Since the center of mass for the bar is not equally spaced between points A and B, the tensions in the cables are not the same. You can see this in the animation below.
Recall the following four-step plan outline in the lecture book and discussed in lecture:
Step 1: FBDs
Draw a free body diagram (FBD) of the bar.
Step 2: Kinetics (Newton/Euler)
Take care with your Euler (moment) equation. The point about which you write down the moment must be either the center of mass or a fixed point. For example, you can NOT write ΣMA = IAαAB because A is neither a fixed point nor is it the center of mass.
Step 3: Kinematics
As discussed above, bar AB remains horizontal for all motion. What does the say about the path of the center of mass G of the bar? And, from that, what is the direction of the acceleration of G, aG, at this instant?
Step 4: Solve
From your equations in Steps 2 and 3, solve for the tensions in the two cable. Your equations will contain three unknowns: TAC, TBD and aG.

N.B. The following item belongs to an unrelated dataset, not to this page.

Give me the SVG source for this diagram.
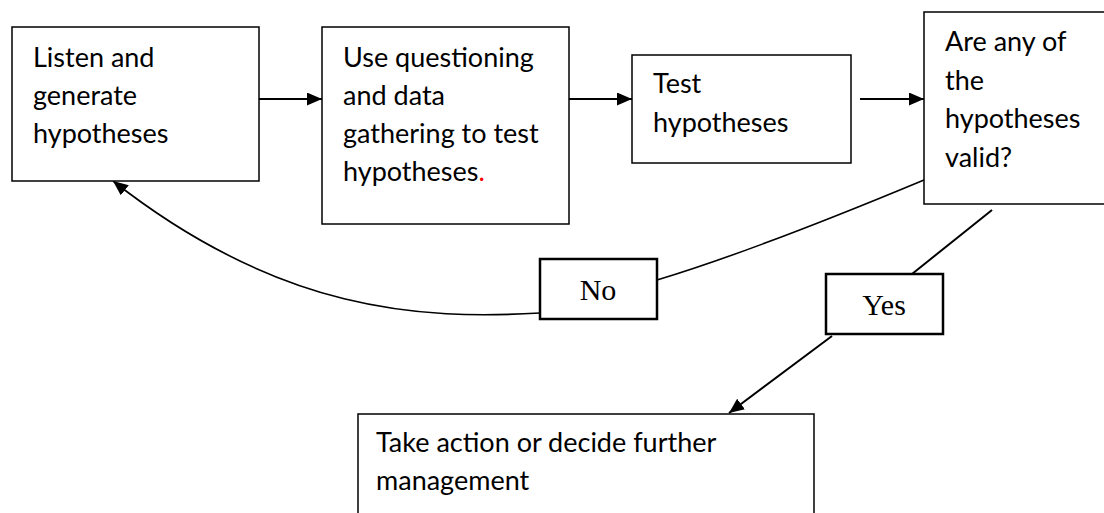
<svg xmlns="http://www.w3.org/2000/svg" width="1104" height="513" viewBox="0 0 1104 513">
  <style>
    .box { fill: #ffffff; stroke: #000000; stroke-width: 1.5; }
    .tag { fill: #ffffff; stroke: #000000; stroke-width: 2.5; }
    .txt { font-family: "Lato", "Liberation Sans", sans-serif; font-size: 27px; fill: #000000; }
    .lbl { font-family: "Liberation Serif", serif; font-size: 30px; fill: #000000; text-anchor: middle; }
    .flow { fill: none; stroke: #000000; stroke-width: 2; }
    .thin { fill: none; stroke: #000000; stroke-width: 1.6; }
  </style>
  <defs>
    <marker id="arrow" markerUnits="userSpaceOnUse" markerWidth="16" markerHeight="14" refX="15" refY="6.5" orient="auto">
      <path d="M0,0 L15,6.5 L0,13 Z" fill="#000000"/>
    </marker>
  </defs>

  <rect width="1104" height="513" fill="#ffffff"/>

  <!-- connectors -->
  <g id="connectors">
    <line class="flow" x1="259" y1="99" x2="322" y2="99" marker-end="url(#arrow)"/>
    <line class="flow" x1="569" y1="99" x2="632" y2="99" marker-end="url(#arrow)"/>
    <line class="flow" x1="860" y1="99" x2="924" y2="99" marker-end="url(#arrow)"/>
    <!-- "No" branch back to the first step -->
    <path class="thin" d="M924,180 C840,215 740,255 657,280"/>
    <path class="thin" d="M540,313 C420,320 280,312 113,181" marker-end="url(#arrow)"/>
    <!-- "Yes" branch down to the action step -->
    <line class="flow" x1="992" y1="210" x2="912" y2="274"/>
    <line class="flow" x1="832" y1="336" x2="729" y2="413" marker-end="url(#arrow)"/>
  </g>

  <g id="listen">
    <rect class="box" x="12" y="27" width="247" height="154"/>
    <text class="txt" x="33" y="67">Listen and</text>
    <text class="txt" x="33" y="105">generate</text>
    <text class="txt" x="33" y="143">hypotheses</text>
  </g>

  <g id="questioning">
    <rect class="box" x="322" y="27" width="247" height="197"/>
    <text class="txt" x="343" y="67">Use questioning</text>
    <text class="txt" x="343" y="105">and data</text>
    <text class="txt" x="343" y="143">gathering to test</text>
    <text class="txt" x="343" y="181">hypotheses<tspan fill="#ff0000">.</tspan></text>
  </g>

  <g id="test">
    <rect class="box" x="632" y="55" width="219" height="108"/>
    <text class="txt" x="653" y="93">Test</text>
    <text class="txt" x="653" y="132">hypotheses</text>
  </g>

  <g id="valid">
    <rect class="box" x="924" y="12" width="200" height="192"/>
    <text class="txt" x="945" y="51">Are any of</text>
    <text class="txt" x="945" y="90">the</text>
    <text class="txt" x="945" y="128">hypotheses</text>
    <text class="txt" x="945" y="167">valid?</text>
  </g>

  <g id="no">
    <rect class="tag" x="540" y="259" width="117" height="60"/>
    <text class="lbl" x="598" y="300">No</text>
  </g>

  <g id="yes">
    <rect class="tag" x="826" y="274" width="117" height="60"/>
    <text class="lbl" x="884" y="315">Yes</text>
  </g>

  <g id="action">
    <rect class="box" x="358" y="414" width="456" height="130"/>
    <text class="txt" x="376" y="452">Take action or decide further</text>
    <text class="txt" x="376" y="490">management</text>
  </g>
</svg>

Can we assume the acceleration of g is perpendicular to the force of the two cables? If not, how do we know that direction?
The gravitational force is vertical and downward. The tension forces are at an angle of theta measured from the bar. The vector sum of these three forces is equal to mass times the acceleration vector (which has both vertical and horizontal components)
After using second law I have 3 equations with 4 unknowns Tac, Tbd, aEx,aEy. What kinematic equation can I use to have enough equations to solve?
I believe you can assume that because the bar is moving parallel and A is attached to the end of a string that aG is moving perpendicular to the cables.
Here is the thought process in the Kinematics Step #3:
* Since AC and BD are always parallel, then bar AB remains horizontal for ALL motion; that is, omega_AB = alpha_AB = 0.
* If we use the rigid body kinematics equation on bar AB:
a_G = a_A + alpha_AB x r_G/A - omega_AB^2*r_G/A. Using the above in that equation gives: a_G = a_A.
* Now consider link AC:
a_A = a_C + alpha_AC x r_A/C - omega_AC^2*r_A/C = alpha_AC x r_A/C = a_G
* Since alpha_AC x r_A/C is perpendicular to cable AC, then a_G is also perpendicular to cable AC.
So, it is not an "assumption" that a_G is perpendicular to cable AC. Instead, it is a consequence of using the kinematics relationships for rigid bodies.
This is more than just semantics; if you assume such a relationship from the start, you will be wrong in most cases. To see this, go back to the kinematics equation for cable AC. If omega_AC is not zero, then a_G is NOT perpendicular to cable AC. In other words, if the system is already moving, then a_G is NOT perpendicular to cable AC. For an example of this, please see Example 5.A.5 in the lecture book.
Make sense?
How do we find alpha_AC? What equation would we use to find it?
Please follow the steps outlined above.
All of these problems are such that one ends up with set of N equations in terms of N unknowns. In this case, alpha_AC is just one of the unknowns to be determined from these equations.
Should our final answer be the magnitude of the tension or should it be in vector form?
Tension is a magnitude of a force. No need for a vector answer.